YOUR GOAL: Repeat each entry exactly and drop the pictures.

[Charts and diagrams as code]
=====
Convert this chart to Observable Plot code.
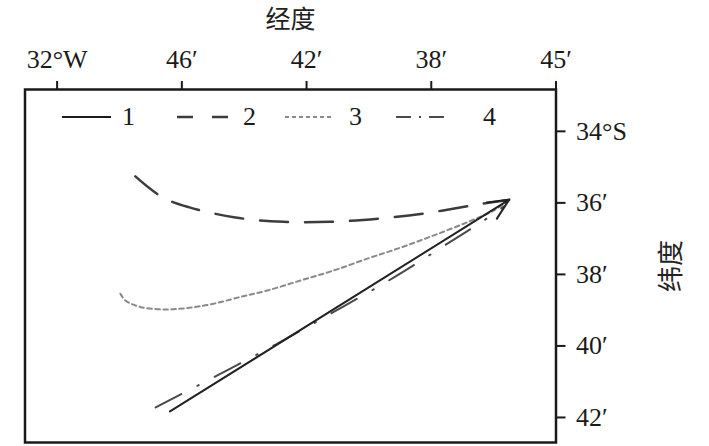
<!DOCTYPE html>
<html>
<head>
<meta charset="utf-8">
<script src="https://cdn.jsdelivr.net/npm/d3@7"></script>
<script src="https://cdn.jsdelivr.net/npm/@observablehq/plot@0.6"></script>
<style>
  html, body { margin: 0; padding: 0; background: #fff; }
  #wrap { position: relative; width: 709px; height: 446px; }
  #legend { position: absolute; left: 0; top: 0; pointer-events: none; }
</style>
</head>
<body>
<div id="wrap"></div>
<script>
// Axis ticks (longitude minutes, west; latitude minutes, south)
const xTicks = [50, 46, 42, 38, 34];
const xTickLabels = ["32°W", "46′", "42′", "38′", "45′"];
const yTicks = [34, 36, 38, 40, 42];
const yTickLabels = ["34°S", "36′", "38′", "40′", "42′"];
const xLabel = "经度";
const yLabel = "纬度";

// Series (x = longitude minutes, y = latitude minutes)
const series1 = [[46.38, 41.83], [35.50, 35.91]];
const series2 = [[47.49, 35.26], [46.63, 35.84], [45.78, 36.12], [44.28, 36.41], [42.74, 36.53],
                 [41.23, 36.53], [39.69, 36.44], [38.18, 36.29], [36.68, 36.07], [35.50, 35.91]];
const series3 = [[47.97, 38.54], [47.81, 38.73], [47.33, 38.91], [46.59, 38.98], [45.83, 38.94],
                 [44.98, 38.82], [44.12, 38.63], [43.26, 38.45], [42.19, 38.17], [41.13, 37.89],
                 [40.05, 37.56], [38.98, 37.25], [37.92, 36.91], [36.84, 36.54], [35.99, 36.21], [35.50, 35.91]];
const series4 = [[46.84, 41.72], [44.92, 40.85], [42.99, 39.96], [41.07, 39.02], [39.17, 38.07],
                 [37.34, 37.06], [36.41, 36.55], [35.67, 36.10]];
const legendNames = ["1", "2", "3", "4"];

const serif = "'Liberation Serif', 'Times New Roman', serif";
const cjk = "'Noto Sans CJK SC', sans-serif";
const ink = "#1a1a1a";

const arrowRow = [{x1: series1[0][0], y1: series1[0][1], x2: series1[1][0], y2: series1[1][1]}];

const chart = Plot.plot({
  width: 709,
  height: 446,
  marginLeft: 24.5,
  marginRight: 153.5,
  marginTop: 89,
  marginBottom: 4,
  style: {fontFamily: serif, fontSize: "26px", color: ink, background: "#fff"},
  x: {domain: [51.03, 34], axis: null},
  y: {domain: [42.70, 32.83], axis: null},
  marks: [
    Plot.axisX({anchor: "top", ticks: xTicks, tickFormat: d => xTickLabels[xTicks.indexOf(d)],
      tickSize: 9, tickPadding: 13, strokeWidth: 2, label: null, fontSize: 26}),
    Plot.axisY({anchor: "right", ticks: yTicks, tickFormat: d => yTickLabels[yTicks.indexOf(d)],
      tickSize: 9, tickPadding: 11, strokeWidth: 2, label: null, fontSize: 26}),
    Plot.frame({stroke: ink, strokeWidth: 2.5}),
    Plot.line(series2, {x: d => d[0], y: d => d[1], curve: "catmull-rom", stroke: "#3c3c3c",
      strokeWidth: 2.5, strokeDasharray: "28,17"}),
    Plot.line(series3, {x: d => d[0], y: d => d[1], curve: "catmull-rom", stroke: "#8a8a8a",
      strokeWidth: 2, strokeDasharray: "4.5,3.5"}),
    Plot.line(series4, {x: d => d[0], y: d => d[1], curve: "catmull-rom", stroke: "#4a4a4a",
      strokeWidth: 2, strokeDasharray: "29,18,1.5,18"}),
    Plot.arrow(arrowRow, {x1: "x1", y1: "y1", x2: "x2", y2: "y2", stroke: "#222",
      strokeWidth: 2, headLength: 17, headAngle: 50}),
    Plot.text([xLabel], {frameAnchor: "top", dy: -70, lineAnchor: "middle", textAnchor: "middle",
      fontSize: 25, fill: "#222"}),
    Plot.text([yLabel], {frameAnchor: "right", dx: 115.5, dy: 0, rotate: -90, textAnchor: "middle",
      lineAnchor: "middle", fontSize: 26, fill: "#222"})
  ]
});

const wrap = document.getElementById("wrap");
wrap.appendChild(chart);

// Fonts: serif for numbers, CJK for the Chinese axis titles
d3.select(chart).selectAll("text").each(function () {
  const t = this.textContent;
  const isCJK = t === xLabel || t === yLabel;
  d3.select(this).style("font-family", isCJK ? cjk : serif);
});

// Legend overlay inside the frame
const leg = d3.select(wrap).append("svg").attr("id", "legend").attr("width", 709).attr("height", 446);
const legItems = [
  {x1: 62, x2: 111, tx: 122, stroke: "#1a1a1a", w: 2, dash: null},
  {x1: 177, x2: 228, tx: 243, stroke: "#3c3c3c", w: 2.5, dash: "16,19"},
  {x1: 285, x2: 333, tx: 349, stroke: "#8a8a8a", w: 2, dash: "4,3"},
  {x1: 396, x2: 445, tx: 483, stroke: "#4a4a4a", w: 2, dash: "15,8,2,8"}
];
legItems.forEach((it, i) => {
  leg.append("line").attr("x1", it.x1).attr("x2", it.x2).attr("y1", 117).attr("y2", 117)
    .attr("stroke", it.stroke).attr("stroke-width", it.w)
    .attr("stroke-dasharray", it.dash);
  leg.append("text").attr("x", it.tx).attr("y", 125).style("font-family", serif)
    .attr("font-size", 26).attr("fill", ink).text(legendNames[i]);
});
</script>
</body>
</html>
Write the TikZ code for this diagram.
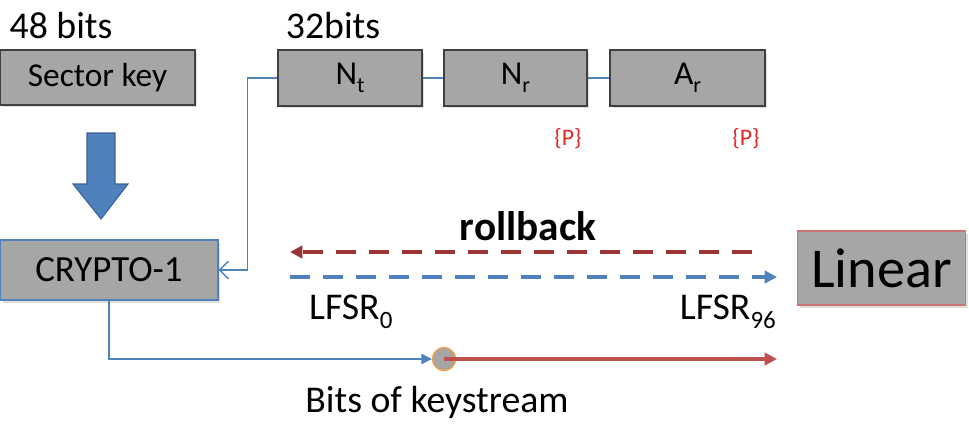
=====
SOLUTION TO THIS TASK:
Convert this chart to Observable Plot code.
<!DOCTYPE html>
<html>
<head>
<meta charset="utf-8">
<script src="https://cdn.jsdelivr.net/npm/d3@7"></script>
<script src="https://cdn.jsdelivr.net/npm/@observablehq/plot@0.6"></script>
<style>
  html, body { margin: 0; padding: 0; background: #fff; }
  #wrap { position: relative; width: 709px; height: 446px; }
  #legend { position: absolute; left: 0; top: 0; pointer-events: none; }
</style>
</head>
<body>
<div id="wrap"></div>
<script>
// Axis ticks (longitude minutes, west; latitude minutes, south)
const xTicks = [50, 46, 42, 38, 34];
const xTickLabels = ["32°W", "46′", "42′", "38′", "45′"];
const yTicks = [34, 36, 38, 40, 42];
const yTickLabels = ["34°S", "36′", "38′", "40′", "42′"];
const xLabel = "经度";
const yLabel = "纬度";

// Series (x = longitude minutes, y = latitude minutes)
const series1 = [[46.38, 41.83], [35.50, 35.91]];
const series2 = [[47.49, 35.26], [46.63, 35.84], [45.78, 36.12], [44.28, 36.41], [42.74, 36.53],
                 [41.23, 36.53], [39.69, 36.44], [38.18, 36.29], [36.68, 36.07], [35.50, 35.91]];
const series3 = [[47.97, 38.54], [47.81, 38.73], [47.33, 38.91], [46.59, 38.98], [45.83, 38.94],
                 [44.98, 38.82], [44.12, 38.63], [43.26, 38.45], [42.19, 38.17], [41.13, 37.89],
                 [40.05, 37.56], [38.98, 37.25], [37.92, 36.91], [36.84, 36.54], [35.99, 36.21], [35.50, 35.91]];
const series4 = [[46.84, 41.72], [44.92, 40.85], [42.99, 39.96], [41.07, 39.02], [39.17, 38.07],
                 [37.34, 37.06], [36.41, 36.55], [35.67, 36.10]];
const legendNames = ["1", "2", "3", "4"];

const serif = "'Liberation Serif', 'Times New Roman', serif";
const cjk = "'Noto Sans CJK SC', sans-serif";
const ink = "#1a1a1a";

const arrowRow = [{x1: series1[0][0], y1: series1[0][1], x2: series1[1][0], y2: series1[1][1]}];

const chart = Plot.plot({
  width: 709,
  height: 446,
  marginLeft: 24.5,
  marginRight: 153.5,
  marginTop: 89,
  marginBottom: 4,
  style: {fontFamily: serif, fontSize: "26px", color: ink, background: "#fff"},
  x: {domain: [51.03, 34], axis: null},
  y: {domain: [42.70, 32.83], axis: null},
  marks: [
    Plot.axisX({anchor: "top", ticks: xTicks, tickFormat: d => xTickLabels[xTicks.indexOf(d)],
      tickSize: 9, tickPadding: 13, strokeWidth: 2, label: null, fontSize: 26}),
    Plot.axisY({anchor: "right", ticks: yTicks, tickFormat: d => yTickLabels[yTicks.indexOf(d)],
      tickSize: 9, tickPadding: 11, strokeWidth: 2, label: null, fontSize: 26}),
    Plot.frame({stroke: ink, strokeWidth: 2.5}),
    Plot.line(series2, {x: d => d[0], y: d => d[1], curve: "catmull-rom", stroke: "#3c3c3c",
      strokeWidth: 2.5, strokeDasharray: "28,17"}),
    Plot.line(series3, {x: d => d[0], y: d => d[1], curve: "catmull-rom", stroke: "#8a8a8a",
      strokeWidth: 2, strokeDasharray: "4.5,3.5"}),
    Plot.line(series4, {x: d => d[0], y: d => d[1], curve: "catmull-rom", stroke: "#4a4a4a",
      strokeWidth: 2, strokeDasharray: "29,18,1.5,18"}),
    Plot.arrow(arrowRow, {x1: "x1", y1: "y1", x2: "x2", y2: "y2", stroke: "#222",
      strokeWidth: 2, headLength: 17, headAngle: 50}),
    Plot.text([xLabel], {frameAnchor: "top", dy: -70, lineAnchor: "middle", textAnchor: "middle",
      fontSize: 25, fill: "#222"}),
    Plot.text([yLabel], {frameAnchor: "right", dx: 115.5, dy: 0, rotate: -90, textAnchor: "middle",
      lineAnchor: "middle", fontSize: 26, fill: "#222"})
  ]
});

const wrap = document.getElementById("wrap");
wrap.appendChild(chart);

// Fonts: serif for numbers, CJK for the Chinese axis titles
d3.select(chart).selectAll("text").each(function () {
  const t = this.textContent;
  const isCJK = t === xLabel || t === yLabel;
  d3.select(this).style("font-family", isCJK ? cjk : serif);
});

// Legend overlay inside the frame
const leg = d3.select(wrap).append("svg").attr("id", "legend").attr("width", 709).attr("height", 446);
const legItems = [
  {x1: 62, x2: 111, tx: 122, stroke: "#1a1a1a", w: 2, dash: null},
  {x1: 177, x2: 228, tx: 243, stroke: "#3c3c3c", w: 2.5, dash: "16,19"},
  {x1: 285, x2: 333, tx: 349, stroke: "#8a8a8a", w: 2, dash: "4,3"},
  {x1: 396, x2: 445, tx: 483, stroke: "#4a4a4a", w: 2, dash: "15,8,2,8"}
];
legItems.forEach((it, i) => {
  leg.append("line").attr("x1", it.x1).attr("x2", it.x2).attr("y1", 117).attr("y2", 117)
    .attr("stroke", it.stroke).attr("stroke-width", it.w)
    .attr("stroke-dasharray", it.dash);
  leg.append("text").attr("x", it.tx).attr("y", 125).style("font-family", serif)
    .attr("font-size", 26).attr("fill", ink).text(legendNames[i]);
});
</script>
</body>
</html>
Write the TikZ code for this diagram.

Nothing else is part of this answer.